You can convert dates into a more human-readable format when you export your data using the custom tabular exporter. You are given the option to keep your dates in the ISO 8601 format, to output short, medium, long, or full locale formats, or to specify a custom format. This means that you can format your dates into, for example, MM/DD/YY (the US short standard) with or without including the time, after working with ISO-8601-formatted dates in your project.
The following table shows some example date and time formatting styles for the U.S. and French locales:
|Style||U.S. Locale||French Locale|
|Default||Jun 30, 2009 7:03:47 AM||30 juin 2009 07:03:47|
|Short||6/30/09 7:03 AM||30/06/09 07:03|
|Medium||Jun 30, 2009 7:03:47 AM||30 juin 2009 07:03:47|
|Long||June 30, 2009 7:03:47 AM PDT||30 juin 2009 07:03:47 PDT|
|Full||Tuesday, June 30, 2009 7:03:47 AM PDT||mardi 30 juin 2009 07 h 03 PDT|
Rows vs. records
A row is a simple way to organize data: a series of cells, one cell per column. Sometimes there are multiple pieces of information in one cell, such as when a survey respondent can select more than one response.

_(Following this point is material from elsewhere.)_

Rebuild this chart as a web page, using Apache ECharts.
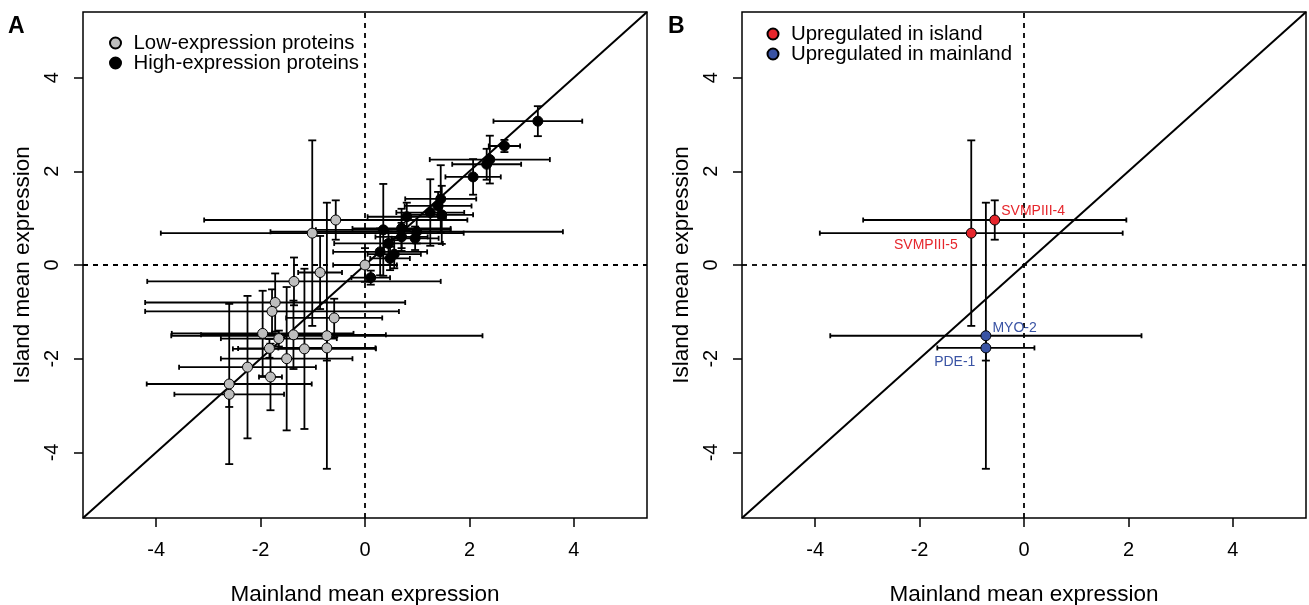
<!DOCTYPE html>
<html><head><meta charset="utf-8">
<script src="https://cdn.jsdelivr.net/npm/echarts@6/dist/echarts.min.js"></script>
<style>html,body{margin:0;padding:0;background:#fff}#c{width:1309px;height:605px}</style>
</head><body><div id="c"></div>
<script>
// ---------- data ----------
const axisMin = -5.4, axisMax = 5.4;
const tickVals = [-4, -2, 0, 2, 4];

// Low-expression proteins (other than the four highlighted in panel B)
const lowX    = [0.00, -1.36, -0.86, -1.72, -1.78, -0.59, -1.96, -1.65, -1.37, -1.83, -1.16, -1.50, -2.25, -1.81, -2.60, -2.60];
const lowY    = [0.00, -0.35, -0.16, -0.80, -0.99, -1.13, -1.46, -1.57, -1.49, -1.78, -1.79, -2.00, -2.18, -2.39, -2.54, -2.76];
const lowXErr = [0.61,  2.81,  0.42,  2.49,  2.43,  0.92,  1.74,  1.11,  1.77,  0.60,  1.37,  1.26,  1.31,  0.22,  1.58,  1.05];
const lowYErr = [0.36,  0.51,  0.78,  0.62,  0.47,  0.41,  0.91,  0.17,  0.73,  0.20,  1.71,  1.53,  1.52,  0.71,  1.71,  0.27];

// High-expression proteins
const highX    = [3.31, 2.67, 2.39, 2.33, 2.07, 1.45, 1.40, 1.25, 1.47, 0.80, 0.70, 0.70, 0.99, 0.96, 0.35, 0.45, 0.29, 0.56, 0.48, 0.11];
const highY    = [3.07, 2.54, 2.25, 2.15, 1.88, 1.41, 1.26, 1.12, 1.07, 1.03, 0.78, 0.60, 0.71, 0.57, 0.75, 0.46, 0.28, 0.23, 0.14, -0.27];
const highXErr = [0.85, 0.30, 1.15, 0.66, 0.53, 0.68, 0.64, 0.65, 0.60, 0.75, 0.94, 0.50, 2.80, 0.45, 1.29, 1.04, 0.90, 0.51, 0.38, 0.37];
const highYErr = [0.32, 0.13, 0.51, 0.33, 0.38, 0.72, 0.30, 0.71, 0.62, 0.30, 0.42, 0.30, 0.25, 0.25, 0.98, 0.30, 0.50, 0.30, 0.25, 0.15];

// Panel B: upregulated in island
const islandNames = ['SVMPIII-4', 'SVMPIII-5'];
const islandX     = [-0.56, -1.01];
const islandY     = [0.96, 0.68];
const islandXErr  = [2.52, 2.90];
const islandYErr  = [0.42, 1.98];

// Panel B: upregulated in mainland
const mainNames = ['MYO-2', 'PDE-1'];
const mainX     = [-0.73, -0.73];
const mainY     = [-1.51, -1.77];
const mainXErr  = [2.98, 0.93];
const mainYErr  = [2.84, 0.27];

// ---------- build ----------
const FONT = '"Liberation Sans", Arial, Helvetica, sans-serif';
const rows = (xs, ys, exs, eys) => xs.map((x, i) => [x, ys[i], exs[i], eys[i]]);
const lowAll = rows(lowX.concat(islandX, mainX), lowY.concat(islandY, mainY),
                    lowXErr.concat(islandXErr, mainXErr), lowYErr.concat(islandYErr, mainYErr));
const highAll = rows(highX, highY, highXErr, highYErr);
const islandRows = rows(islandX, islandY, islandXErr, islandYErr);
const mainRows = rows(mainX, mainY, mainXErr, mainYErr);

function errorBars(params, api) {
  const x = api.value(0), y = api.value(1), ex = api.value(2), ey = api.value(3);
  const l = api.coord([x - ex, y]), r = api.coord([x + ex, y]);
  const t = api.coord([x, y + ey]), b = api.coord([x, y - ey]);
  const st = { stroke: '#000', lineWidth: 1.8 };
  const hc = 2.5, vc = 4;
  const ln = (x1, y1, x2, y2) => ({ type: 'line', shape: { x1, y1, x2, y2 }, style: st });
  return { type: 'group', children: [
    ln(l[0], l[1], r[0], r[1]),
    ln(l[0], l[1] - hc, l[0], l[1] + hc),
    ln(r[0], r[1] - hc, r[0], r[1] + hc),
    ln(t[0], t[1], b[0], b[1]),
    ln(t[0] - vc, t[1], t[0] + vc, t[1]),
    ln(b[0] - vc, b[1], b[0] + vc, b[1])
  ]};
}

function xAx(gi) {
  return {
    type: 'value', gridIndex: gi, min: axisMin, max: axisMax,
    splitLine: { show: false }, axisLine: { show: false, onZero: false },
    axisTick: { show: true, inside: false, length: 9, customValues: tickVals, lineStyle: { color: '#000', width: 1.5 } },
    axisLabel: { customValues: tickVals, color: '#000', fontSize: 20, fontFamily: FONT, margin: 22 },
    name: 'Mainland mean expression', nameLocation: 'middle', nameGap: 65,
    nameTextStyle: { color: '#000', fontSize: 22.5, fontFamily: FONT }
  };
}
function yAx(gi) {
  return {
    type: 'value', gridIndex: gi, min: axisMin, max: axisMax,
    splitLine: { show: false }, axisLine: { show: false, onZero: false },
    axisTick: { show: true, inside: false, length: 9, customValues: tickVals, lineStyle: { color: '#000', width: 1.5 } },
    axisLabel: { customValues: tickVals, color: '#000', fontSize: 20, fontFamily: FONT, margin: 21, rotate: 90 },
    name: 'Island mean expression', nameLocation: 'middle', nameGap: 49, nameRotate: 90,
    nameTextStyle: { color: '#000', fontSize: 22.5, fontFamily: FONT }
  };
}

function refLines(gi) {
  const dash = { color: '#000', width: 1.8, type: [5, 5] };
  const base = { type: 'line', xAxisIndex: gi, yAxisIndex: gi, symbol: 'none', silent: true, z: 1, animation: false };
  return [
    Object.assign({}, base, { data: [[0, axisMin], [0, axisMax]], lineStyle: dash }),
    Object.assign({}, base, { data: [[axisMin, 0], [axisMax, 0]], lineStyle: dash }),
    Object.assign({}, base, { data: [[axisMin, axisMin], [axisMax, axisMax]], lineStyle: { color: '#000', width: 2 } })
  ];
}

function errSeries(gi, data) {
  return { type: 'custom', xAxisIndex: gi, yAxisIndex: gi, renderItem: errorBars, data,
           encode: { x: 0, y: 1 }, z: 2, silent: true, animation: false };
}

const labelStyle = {
  'SVMPIII-4': { position: 'right', distance: 1, offset: [0, -9] },
  'SVMPIII-5': { position: 'left', distance: 8, offset: [0, 12] },
  'MYO-2':     { position: 'right', distance: 1, offset: [0, -8] },
  'PDE-1':     { position: 'left', distance: 5, offset: [0, 14] }
};
const RED = '#e6262c', BLUE = '#3953a4';
const named = (names, rs, color) => rs.map((r, i) => ({
  name: names[i], value: [r[0], r[1]],
  label: Object.assign({ show: true, formatter: names[i], color, fontSize: 14, fontFamily: FONT }, labelStyle[names[i]])
}));

const gridBase = { top: 12, width: 564, height: 506, show: true, borderColor: '#000', borderWidth: 1.5,
                   containLabel: false, outerBoundsMode: 'none' };

const option = {
  animation: false,
  grid: [
    Object.assign({ left: 83 }, gridBase),
    Object.assign({ left: 742 }, gridBase)
  ],
  xAxis: [xAx(0), xAx(1)],
  yAxis: [yAx(0), yAx(1)],
  legend: [
    { data: ['Low-expression proteins', 'High-expression proteins'], orient: 'vertical', padding: 0,
      left: 109, top: 33, itemWidth: 26, itemHeight: 11, itemGap: 0, icon: 'circle',
      textStyle: { color: '#000', fontSize: 20.4, fontFamily: FONT, lineHeight: 19 }, selectedMode: false },
    { data: ['Upregulated in island', 'Upregulated in mainland'], orient: 'vertical', padding: 0,
      left: 766.5, top: 24, itemWidth: 26, itemHeight: 11, itemGap: 0, icon: 'circle',
      textStyle: { color: '#000', fontSize: 20.4, fontFamily: FONT, lineHeight: 19.4 }, selectedMode: false }
  ],
  graphic: [
    { type: 'text', left: 8, top: 15, style: { text: 'A', font: 'bold 23px ' + FONT, fill: '#000' } },
    { type: 'text', left: 668, top: 15, style: { text: 'B', font: 'bold 23px ' + FONT, fill: '#000' } }
  ],
  series: [
    ...refLines(0), ...refLines(1),
    errSeries(0, lowAll), errSeries(0, highAll),
    errSeries(1, islandRows), errSeries(1, mainRows),
    { name: 'Low-expression proteins', type: 'scatter', xAxisIndex: 0, yAxisIndex: 0, z: 3,
      data: lowAll.map(r => [r[0], r[1]]), symbol: 'circle', symbolSize: 10,
      itemStyle: { color: '#bebebe', borderColor: '#000', borderWidth: 1, opacity: 1 }, emphasis: { disabled: true } },
    { name: 'High-expression proteins', type: 'scatter', xAxisIndex: 0, yAxisIndex: 0, z: 4,
      data: highAll.map(r => [r[0], r[1]]), symbol: 'circle', symbolSize: 10,
      itemStyle: { color: '#000', borderColor: '#000', borderWidth: 1, opacity: 1 }, emphasis: { disabled: true } },
    { name: 'Upregulated in island', type: 'scatter', xAxisIndex: 1, yAxisIndex: 1, z: 3,
      data: named(islandNames, islandRows, RED), symbol: 'circle', symbolSize: 10,
      itemStyle: { color: RED, borderColor: '#000', borderWidth: 1, opacity: 1 }, emphasis: { disabled: true } },
    { name: 'Upregulated in mainland', type: 'scatter', xAxisIndex: 1, yAxisIndex: 1, z: 3,
      data: named(mainNames, mainRows, BLUE), symbol: 'circle', symbolSize: 10,
      itemStyle: { color: BLUE, borderColor: '#000', borderWidth: 1, opacity: 1 }, emphasis: { disabled: true } }
  ]
};
echarts.init(document.getElementById('c'), null, { renderer: 'canvas' }).setOption(option);
</script>
</body></html>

In cases where there is more than one value for a single column in one or more rows, you may wish to use OpenRefine’s records mode: this defines a single record as potentially containing more than one row. From there you can transform cells into multiple rows, each cell containing one value you’d like to work with.
Generally, when you import some data, OpenRefine reads that data in row mode. From the project screen, you can convert the project into records mode. OpenRefine remembers this action and will present you with records mode each time you open the project from then on.
OpenRefine understands records based on the content of the first column, what we call the “key column.” Splitting a row into a multi-row record will base all association on the first column in your dataset.
If you have more than one column to split out into multiple rows, OpenRefine will keep your data associated with its original record, and associate subgroups based on the top-most row in each group.
You can imagine the structure as a tree with many branches, all leading back to the same trunk.
For example, your key column may be a film or television show, with multiple cast members identified by name, associated to that work. You may have one or more roles listed for each person. The roles are linked to the actors, which are linked to the title.
|The Wizard of Oz||Judy Garland||Dorothy Gale|
|The Tin Man|
|The Cowardly Lion|
|Frank Morgan||Professor Marvel|
|The Carriage Driver|
|The Wizard of Oz|
|Margaret Hamilton||Miss Almira Gulch|
|The Wicked Witch of the West|
Once you are in records mode, you can still move some columns around, but if you move a column to the beginning, you may find your data becomes misaligned. The new key column will sort into records based on empty cells, and values in the old key column will be assigned to the last row in the old record (the key value sitting above those values).
OpenRefine assigns a unique key behind the scenes, so your records don’t need a unique identifier in the key column. You can keep track of which rows are assigned to each record by the record number that appears under thecolumn.
Be careful when in records mode that you do not accidentally delete rows based on being blank in one column where there is a value in another.